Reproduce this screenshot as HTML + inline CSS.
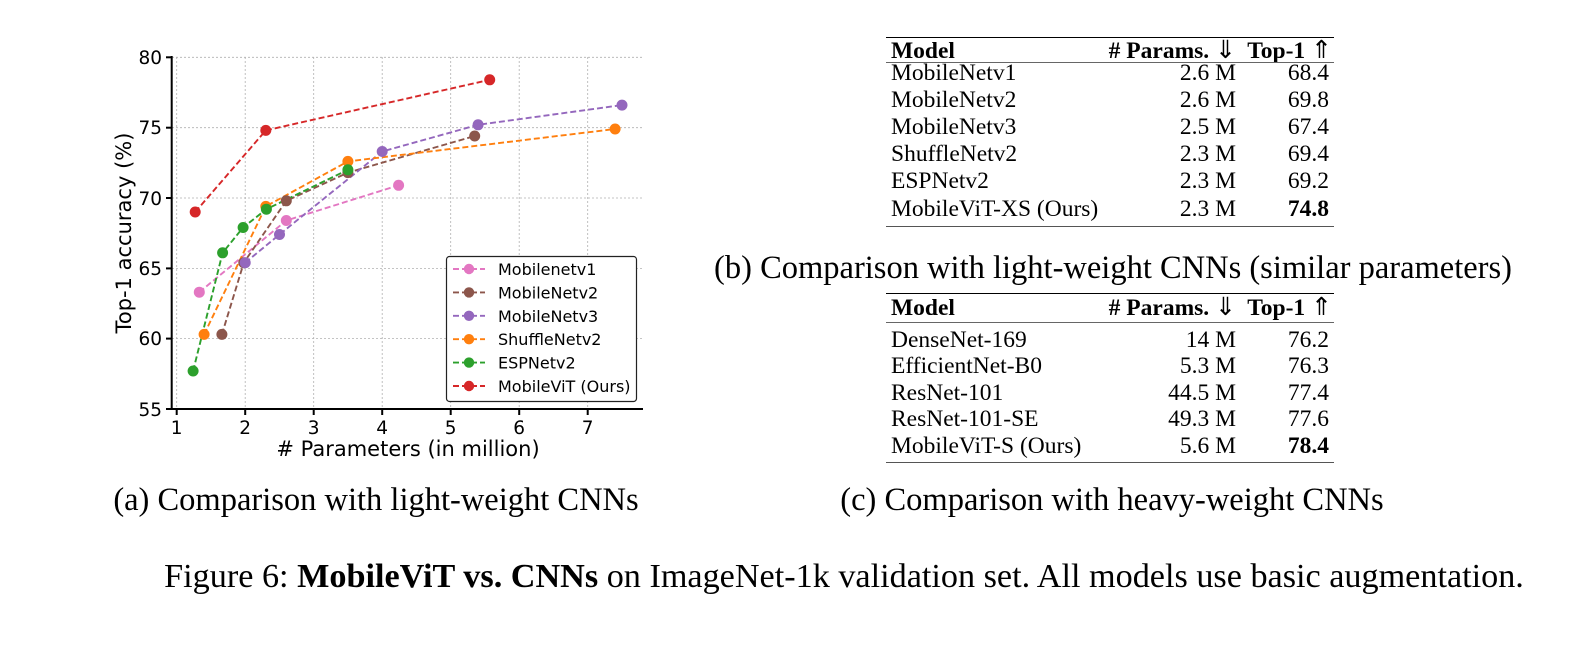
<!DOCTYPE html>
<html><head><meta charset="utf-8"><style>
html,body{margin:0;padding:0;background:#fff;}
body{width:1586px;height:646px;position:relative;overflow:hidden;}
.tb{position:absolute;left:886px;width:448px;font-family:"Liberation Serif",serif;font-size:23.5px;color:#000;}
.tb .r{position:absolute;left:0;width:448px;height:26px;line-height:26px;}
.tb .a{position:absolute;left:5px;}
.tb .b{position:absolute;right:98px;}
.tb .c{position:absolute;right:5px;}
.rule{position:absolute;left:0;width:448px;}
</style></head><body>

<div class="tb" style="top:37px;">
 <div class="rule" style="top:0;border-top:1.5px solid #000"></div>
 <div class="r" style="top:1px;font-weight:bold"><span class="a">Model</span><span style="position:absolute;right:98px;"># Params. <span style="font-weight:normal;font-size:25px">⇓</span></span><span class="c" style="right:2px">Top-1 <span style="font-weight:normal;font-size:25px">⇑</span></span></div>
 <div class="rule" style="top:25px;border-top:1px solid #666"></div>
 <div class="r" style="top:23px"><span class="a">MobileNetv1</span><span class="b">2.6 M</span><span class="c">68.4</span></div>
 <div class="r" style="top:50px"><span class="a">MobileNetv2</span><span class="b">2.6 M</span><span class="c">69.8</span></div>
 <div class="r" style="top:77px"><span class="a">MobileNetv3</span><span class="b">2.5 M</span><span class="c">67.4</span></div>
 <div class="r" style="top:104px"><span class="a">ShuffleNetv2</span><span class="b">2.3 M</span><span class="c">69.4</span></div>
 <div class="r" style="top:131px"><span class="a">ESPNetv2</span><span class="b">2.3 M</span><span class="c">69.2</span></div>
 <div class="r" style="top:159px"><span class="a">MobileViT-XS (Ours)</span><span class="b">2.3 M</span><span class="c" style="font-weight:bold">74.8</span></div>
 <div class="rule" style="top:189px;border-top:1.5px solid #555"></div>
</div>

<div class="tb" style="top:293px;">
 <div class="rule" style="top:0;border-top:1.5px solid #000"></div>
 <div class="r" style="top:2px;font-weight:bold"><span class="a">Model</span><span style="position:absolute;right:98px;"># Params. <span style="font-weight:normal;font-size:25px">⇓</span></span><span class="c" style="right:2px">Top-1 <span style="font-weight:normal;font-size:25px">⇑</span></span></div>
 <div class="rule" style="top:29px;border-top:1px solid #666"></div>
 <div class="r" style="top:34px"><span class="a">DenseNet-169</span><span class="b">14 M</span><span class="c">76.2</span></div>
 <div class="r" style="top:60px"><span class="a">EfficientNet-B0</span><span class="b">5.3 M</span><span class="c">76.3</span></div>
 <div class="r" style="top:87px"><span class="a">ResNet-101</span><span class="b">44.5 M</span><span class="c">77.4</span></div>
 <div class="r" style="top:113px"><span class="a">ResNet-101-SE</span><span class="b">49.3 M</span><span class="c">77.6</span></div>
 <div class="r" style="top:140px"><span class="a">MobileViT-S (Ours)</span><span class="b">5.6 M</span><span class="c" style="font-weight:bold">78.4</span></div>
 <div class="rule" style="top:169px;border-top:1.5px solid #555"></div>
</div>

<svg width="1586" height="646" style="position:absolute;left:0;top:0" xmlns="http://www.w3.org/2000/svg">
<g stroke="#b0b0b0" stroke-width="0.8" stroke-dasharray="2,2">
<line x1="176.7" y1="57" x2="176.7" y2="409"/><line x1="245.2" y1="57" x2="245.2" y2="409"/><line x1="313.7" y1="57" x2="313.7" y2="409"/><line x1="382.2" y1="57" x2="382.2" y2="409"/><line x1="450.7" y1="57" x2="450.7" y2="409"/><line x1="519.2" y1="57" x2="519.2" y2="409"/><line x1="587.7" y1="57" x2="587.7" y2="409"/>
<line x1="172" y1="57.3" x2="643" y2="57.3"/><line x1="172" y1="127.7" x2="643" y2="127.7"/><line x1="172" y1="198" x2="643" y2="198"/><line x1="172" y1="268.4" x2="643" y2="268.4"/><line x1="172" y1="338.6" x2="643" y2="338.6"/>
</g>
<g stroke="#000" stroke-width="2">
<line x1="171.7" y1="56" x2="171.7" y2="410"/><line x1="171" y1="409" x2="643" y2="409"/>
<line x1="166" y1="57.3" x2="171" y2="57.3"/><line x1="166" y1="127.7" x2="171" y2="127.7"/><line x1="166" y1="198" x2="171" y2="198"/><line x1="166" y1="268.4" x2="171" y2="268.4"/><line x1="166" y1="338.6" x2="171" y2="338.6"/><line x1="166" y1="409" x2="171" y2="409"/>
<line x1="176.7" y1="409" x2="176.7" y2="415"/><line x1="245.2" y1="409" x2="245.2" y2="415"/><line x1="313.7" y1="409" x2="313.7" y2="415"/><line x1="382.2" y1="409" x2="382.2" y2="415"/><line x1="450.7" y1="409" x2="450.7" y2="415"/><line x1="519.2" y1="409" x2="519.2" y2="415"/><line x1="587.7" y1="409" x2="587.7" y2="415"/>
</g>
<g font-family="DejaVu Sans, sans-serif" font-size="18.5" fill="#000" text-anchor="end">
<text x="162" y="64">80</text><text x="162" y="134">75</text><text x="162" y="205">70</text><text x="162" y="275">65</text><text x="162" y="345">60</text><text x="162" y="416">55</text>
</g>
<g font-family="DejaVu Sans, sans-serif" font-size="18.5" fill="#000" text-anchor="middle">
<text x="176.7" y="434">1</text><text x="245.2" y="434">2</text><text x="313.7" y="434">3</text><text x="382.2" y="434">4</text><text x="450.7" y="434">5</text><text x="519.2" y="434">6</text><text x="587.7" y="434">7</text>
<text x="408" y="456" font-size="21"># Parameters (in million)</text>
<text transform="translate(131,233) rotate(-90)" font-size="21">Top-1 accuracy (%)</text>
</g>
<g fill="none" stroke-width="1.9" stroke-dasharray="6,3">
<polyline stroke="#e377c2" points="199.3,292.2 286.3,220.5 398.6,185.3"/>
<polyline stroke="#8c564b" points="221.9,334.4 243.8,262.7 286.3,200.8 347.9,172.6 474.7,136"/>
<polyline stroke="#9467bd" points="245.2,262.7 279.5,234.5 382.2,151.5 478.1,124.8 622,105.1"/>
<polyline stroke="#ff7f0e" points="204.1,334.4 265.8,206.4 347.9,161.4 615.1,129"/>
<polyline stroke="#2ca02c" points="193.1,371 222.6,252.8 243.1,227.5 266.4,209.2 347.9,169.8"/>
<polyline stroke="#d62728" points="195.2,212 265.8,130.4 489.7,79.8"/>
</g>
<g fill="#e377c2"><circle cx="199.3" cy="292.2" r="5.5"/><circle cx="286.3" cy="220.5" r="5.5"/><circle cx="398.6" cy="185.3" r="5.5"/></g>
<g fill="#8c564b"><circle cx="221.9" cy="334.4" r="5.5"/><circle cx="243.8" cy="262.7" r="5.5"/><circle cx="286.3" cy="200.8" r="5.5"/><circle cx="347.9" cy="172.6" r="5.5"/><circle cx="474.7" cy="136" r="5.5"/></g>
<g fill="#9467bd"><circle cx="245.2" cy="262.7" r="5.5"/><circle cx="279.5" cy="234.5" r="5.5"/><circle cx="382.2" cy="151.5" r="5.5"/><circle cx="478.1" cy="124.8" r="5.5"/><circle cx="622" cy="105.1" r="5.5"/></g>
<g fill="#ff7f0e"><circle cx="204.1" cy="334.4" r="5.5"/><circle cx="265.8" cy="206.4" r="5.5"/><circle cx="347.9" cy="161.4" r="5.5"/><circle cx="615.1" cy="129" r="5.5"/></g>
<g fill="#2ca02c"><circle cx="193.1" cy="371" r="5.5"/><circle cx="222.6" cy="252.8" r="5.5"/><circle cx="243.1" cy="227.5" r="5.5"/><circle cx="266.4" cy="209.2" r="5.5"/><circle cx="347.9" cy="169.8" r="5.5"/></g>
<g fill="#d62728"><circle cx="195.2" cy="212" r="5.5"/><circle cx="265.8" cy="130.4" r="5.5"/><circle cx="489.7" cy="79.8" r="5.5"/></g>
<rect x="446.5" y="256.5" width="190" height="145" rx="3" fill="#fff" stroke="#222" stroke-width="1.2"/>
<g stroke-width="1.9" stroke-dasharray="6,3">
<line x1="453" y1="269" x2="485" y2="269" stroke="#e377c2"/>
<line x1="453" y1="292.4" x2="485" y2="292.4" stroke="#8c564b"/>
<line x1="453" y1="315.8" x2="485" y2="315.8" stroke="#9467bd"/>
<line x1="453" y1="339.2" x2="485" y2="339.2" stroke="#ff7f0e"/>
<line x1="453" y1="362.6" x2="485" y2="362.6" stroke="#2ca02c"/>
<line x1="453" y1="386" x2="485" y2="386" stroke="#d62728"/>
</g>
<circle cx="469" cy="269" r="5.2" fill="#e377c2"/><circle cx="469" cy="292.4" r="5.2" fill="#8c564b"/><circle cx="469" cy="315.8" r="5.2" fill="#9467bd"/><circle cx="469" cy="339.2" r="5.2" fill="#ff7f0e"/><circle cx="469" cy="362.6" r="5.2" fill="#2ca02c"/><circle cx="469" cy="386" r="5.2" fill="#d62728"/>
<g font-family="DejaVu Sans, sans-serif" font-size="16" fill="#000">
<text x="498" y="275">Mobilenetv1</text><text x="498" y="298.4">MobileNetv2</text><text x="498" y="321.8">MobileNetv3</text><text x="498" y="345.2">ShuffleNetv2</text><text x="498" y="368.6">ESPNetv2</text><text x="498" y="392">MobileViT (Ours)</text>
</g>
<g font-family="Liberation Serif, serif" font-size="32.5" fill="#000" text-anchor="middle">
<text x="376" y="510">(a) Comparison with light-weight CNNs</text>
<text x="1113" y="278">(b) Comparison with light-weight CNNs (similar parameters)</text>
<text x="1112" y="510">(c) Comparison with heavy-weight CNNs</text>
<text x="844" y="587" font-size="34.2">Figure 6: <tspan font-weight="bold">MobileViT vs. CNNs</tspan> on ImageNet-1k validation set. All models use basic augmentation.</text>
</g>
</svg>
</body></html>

^^^^^^^^

[Task brief]: Output exactly the span of lines from the top of the listing through the line holding "</style></head><body>", and leave every picture out.

[Expected output]:
Reproduce this screenshot as HTML + inline CSS.
<!DOCTYPE html>
<html><head><meta charset="utf-8"><style>
html,body{margin:0;padding:0;background:#fff;}
body{width:1586px;height:646px;position:relative;overflow:hidden;}
.tb{position:absolute;left:886px;width:448px;font-family:"Liberation Serif",serif;font-size:23.5px;color:#000;}
.tb .r{position:absolute;left:0;width:448px;height:26px;line-height:26px;}
.tb .a{position:absolute;left:5px;}
.tb .b{position:absolute;right:98px;}
.tb .c{position:absolute;right:5px;}
.rule{position:absolute;left:0;width:448px;}
</style></head><body>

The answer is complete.